There is not a "huge chunk" of the theoretical physics community working on string theory, and their never was. For one, it is far less common a topic of research now then it was earlier when it was more popular, but even then "huge" was really "a lot of universities had a grant for string theory investigation because it looked promising".
It mostly hasn't worked out and now people are moving on to other things.
The single worst thing that happened though was the populism: a small group of people with credentials started putting out pop-sci books and doing interviews, well in excess of what their accomplishments should mean. People are like "so many people are working on this" because there were like, 3 to 5 guys who always said "yes" to an interview and talked authoritatively.
Huge is a subjective term, but go and count the number of participants at Strings 2025 [1]. Then realise that is just one of many conferences [2]. It's still a very big field.
[1] https://nyuad.shorthandstories.com/strings-conference-abu-dh...

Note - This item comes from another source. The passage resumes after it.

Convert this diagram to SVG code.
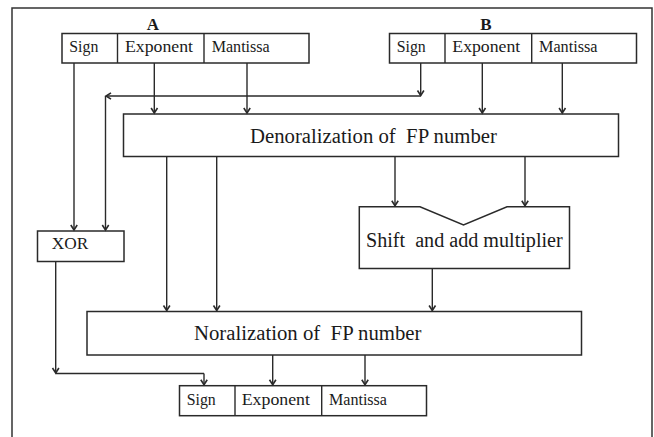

[2] https://www.stringwiki.org/wiki/Conferences
A meaningless statement if you aren't going to introduce any points of comparison. But I would hardly call 735 conference participants a huge conference. Like, that's big but there are lot more then 735 theoretical physicists.
Claude tells me that there are about ~5000 theoretical high energy physicists actively publishing as tracked by INSPIRE-HEP (the de facto search engine in that field). If we estimate that about a third or half of string theorists take part in Strings in a given year -- because there are other big conferences like String Pheno that will be more relevant for many -- then we have something like 30-50% of high energy theorists working on string theory.
I agree that people should be "moving on to other things," but I'm not seeing the evidence that they actually are.
Are all the attendees of a Linux conference Linux developers? Are all the people who attend CCC penetration testers?